The answer is simple: It was not just sex. It was the fulfillment of a meaningful relationship. It was not, perhaps, the most sensible thing to do - but she was aware of the risks, and able to minimize them.
The male-female split on Wikipedia is almost inexcusable. I know that there's a lot of gender inequality around the world in general, but we can do a lot better.
But as for the other factors... are we sure that these are actually diversity issues? Common sense is kicking in, and it's telling me that people with no kids just have more time. People without partners just have more time. People in their early 20s just have more time.
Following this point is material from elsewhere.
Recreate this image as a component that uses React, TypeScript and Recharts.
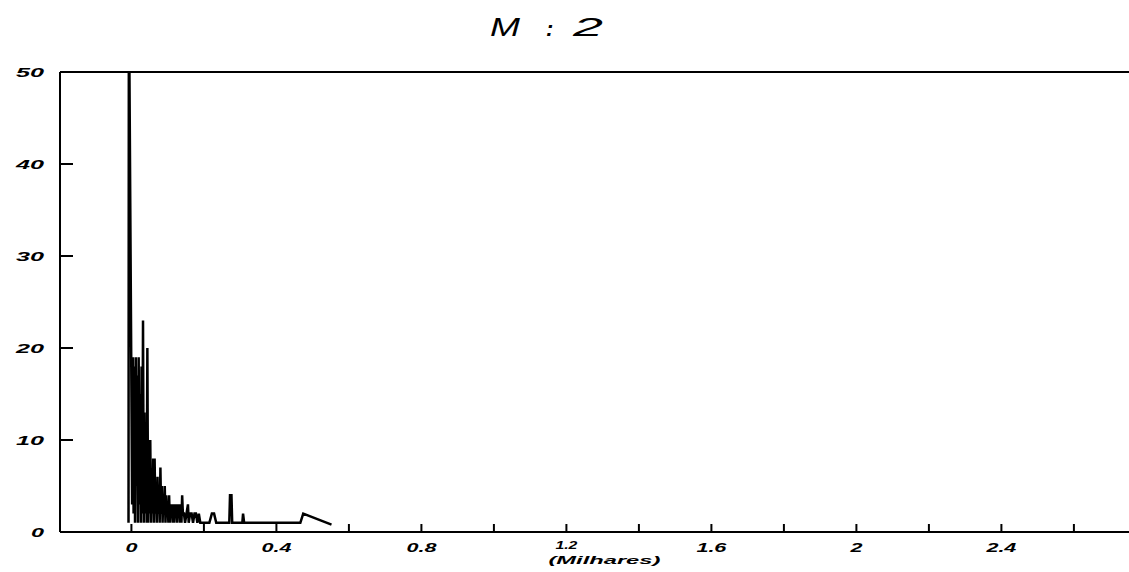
import React from "react";
import { LineChart, Line, XAxis, YAxis, ReferenceLine } from "recharts";

// x: value in thousands (Milhares); y: frequency count
const BIN_X = [
  -0.008, -0.007, 0.002, 0.004, 0.006, 0.008, 0.01, 0.012, 0.014, 0.016, 0.018,
  0.02, 0.022, 0.024, 0.026, 0.028, 0.03, 0.032, 0.034, 0.036, 0.038, 0.04,
  0.042, 0.044, 0.046, 0.048, 0.05, 0.052, 0.054, 0.056, 0.058, 0.06, 0.062,
  0.064, 0.066, 0.068, 0.07, 0.072, 0.074, 0.076, 0.078, 0.08, 0.082, 0.084,
  0.086, 0.088, 0.09, 0.092, 0.094, 0.096, 0.098, 0.1, 0.102, 0.104, 0.106,
  0.108, 0.11, 0.112, 0.114, 0.116, 0.118, 0.12, 0.122, 0.124, 0.126, 0.128,
  0.13, 0.132, 0.134, 0.136, 0.138, 0.14, 0.142, 0.145, 0.148, 0.152, 0.156,
  0.158, 0.162, 0.166, 0.17, 0.174, 0.178, 0.182, 0.186, 0.19, 0.215, 0.222,
  0.228, 0.234, 0.27, 0.272, 0.276, 0.278, 0.306, 0.308, 0.311, 0.466, 0.474,
  0.552,
];
const COUNT = [
  1, 60, 3, 19, 2, 18, 1, 19, 5, 17, 1,
  19, 3, 15, 1, 18, 2, 23, 1, 13, 2, 11,
  1, 20, 1, 7, 2, 10, 1, 6, 2, 8, 1,
  8, 2, 5, 1, 6, 2, 5, 1, 7, 2, 5,
  1, 4, 2, 5, 1, 4, 2, 3, 1, 4, 1,
  3, 2, 3, 1, 3, 1, 3, 2, 3, 1, 3,
  2, 3, 1, 3, 1, 4, 2, 2, 1, 2, 3,
  1, 2, 2, 1, 2, 2, 1, 2, 1, 1, 2,
  2, 1, 1, 4, 4, 1, 1, 2, 1, 1, 2,
  0.8,
];

const X_TICKS = [0, 0.2, 0.4, 0.6, 0.8, 1.0, 1.2, 1.4, 1.6, 1.8, 2.0, 2.2, 2.4, 2.6];
const X_TICK_LABELS = ["0", "", "0.4", "", "0.8", "", "1.2", "", "1.6", "", "2", "", "2.4", ""];
const Y_TICKS = [0, 10, 20, 30, 40, 50];
const Y_TICK_LABELS = ["0", "10", "20", "30", "40", "50"];
const TITLE = ["M", ":", "2"];
const X_AXIS_TITLE = "(Milhares)";

const data = BIN_X.map((x, i) => ({ x, y: COUNT[i] }));

const FONT = "'Liberation Sans', Arial, sans-serif";

function XTick(props: any) {
  const { x, y, index } = props;
  const label = X_TICK_LABELS[index] || "";
  const isTitleTick = index === 6;
  return (
    <g>
      <line x1={x} x2={x} y1={y} y2={y - 8} stroke="#000" strokeWidth={2} />
      {label && (
        <text
          x={x}
          y={isTitleTick ? y + 17 : y + 20}
          textAnchor="middle"
          fontFamily={FONT}
          fontWeight="bold"
          fontStyle="italic"
          fontSize={isTitleTick ? 10 : 12}
          fill="#000"
          textLength={label.length === 1 ? 12 : isTitleTick ? 22 : 30}
          lengthAdjust="spacingAndGlyphs"
        >
          {label}
        </text>
      )}
      {isTitleTick && (
        <text
          x={x + 38}
          y={y + 32}
          textAnchor="middle"
          fontFamily={FONT}
          fontWeight="bold"
          fontStyle="italic"
          fontSize={11}
          fill="#000"
          textLength={112}
          lengthAdjust="spacingAndGlyphs"
        >
          {X_AXIS_TITLE}
        </text>
      )}
    </g>
  );
}

function YTick(props: any) {
  const { x, y, index } = props;
  const label = Y_TICK_LABELS[index] || "";
  const inner = index > 0 && index < Y_TICKS.length - 1;
  return (
    <g>
      {inner && <line x1={x} x2={x + 13} y1={y} y2={y} stroke="#000" strokeWidth={2} />}
      <text
        x={44}
        y={y + 5}
        textAnchor="end"
        fontFamily={FONT}
        fontWeight="bold"
        fontStyle="italic"
        fontSize={13}
        fill="#000"
        textLength={label.length === 1 ? 13 : 28}
        lengthAdjust="spacingAndGlyphs"
      >
        {label}
      </text>
    </g>
  );
}

export default function App() {
  return (
    <div style={{ position: "absolute", left: 0, top: 0, width: 1129, height: 572, background: "#fff" }}>
      <svg
        width={1129}
        height={60}
        style={{ position: "absolute", left: 0, top: 0, pointerEvents: "none" }}
      >
        <text x={490} y={36} fontFamily={FONT} fontStyle="italic" fontSize={26} fill="#000" textLength={30} lengthAdjust="spacingAndGlyphs">
          {TITLE[0]}
        </text>
        <text x={546} y={36} fontFamily={FONT} fontStyle="italic" fontWeight="bold" fontSize={22} fill="#000">
          {TITLE[1]}
        </text>
        <text x={573} y={36} fontFamily={FONT} fontStyle="italic" fontSize={26} fill="#000" textLength={30} lengthAdjust="spacingAndGlyphs">
          {TITLE[2]}
        </text>
      </svg>
      <LineChart
        width={1129}
        height={572}
        data={data}
        margin={{ top: 72, right: 0, bottom: 0, left: 0 }}
      >
        <XAxis
          type="number"
          dataKey="x"
          domain={[-0.197, 2.752]}
          ticks={X_TICKS}
          interval={0}
          allowDataOverflow
          height={40}
          tickSize={0}
          tickMargin={0}
          tickLine={false}
          axisLine={{ stroke: "#000", strokeWidth: 2 }}
          tick={<XTick />}
        />
        <YAxis
          type="number"
          domain={[0, 50]}
          ticks={Y_TICKS}
          interval={0}
          allowDataOverflow
          width={60}
          tickSize={0}
          tickMargin={0}
          tickLine={false}
          axisLine={{ stroke: "#000", strokeWidth: 2 }}
          tick={<YTick />}
        />
        <ReferenceLine y={50} stroke="#000" strokeWidth={2} ifOverflow="extendDomain" />
        <Line
          type="linear"
          dataKey="y"
          stroke="#000"
          strokeWidth={2.5}
          dot={false}
          isAnimationActive={false}
        />
      </LineChart>
    </div>
  );
}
I'd even go so far as to say that people in academia just have more time.
I'm not sure if other people agree... but rather than arguing about it, it might be helpful to actually get some data about people's time use. Ask people with partners how much time they spend with them. Ask people with kids how much time they spend with them. See if we can find a correlation between someone's education status and how much time they're at work -- actually working.
Still, I agree more diversity is important. Just that it would probably need to focus more on ethnicity and gender.
I'm going to actually dispute this, while trying to find data: The quilting community (they're hot on my mind right now because they do online community building really really really well, and I went with Jay Walsh to a quilting show this weekend to see how it happens IRL) does a tremendous amount of stuff online: and their demographic is almost exactly opposite ours. When you hold the two against each other, I'm not sure the "no time/more time" argument holds water. :)
but Yeah, we need data.
Yeah, I freely admit that I'm going on "common sense", which is often wrong. I'm pretty busy these days. But let's try to find some data to understand what a reasonable level of parity might look like.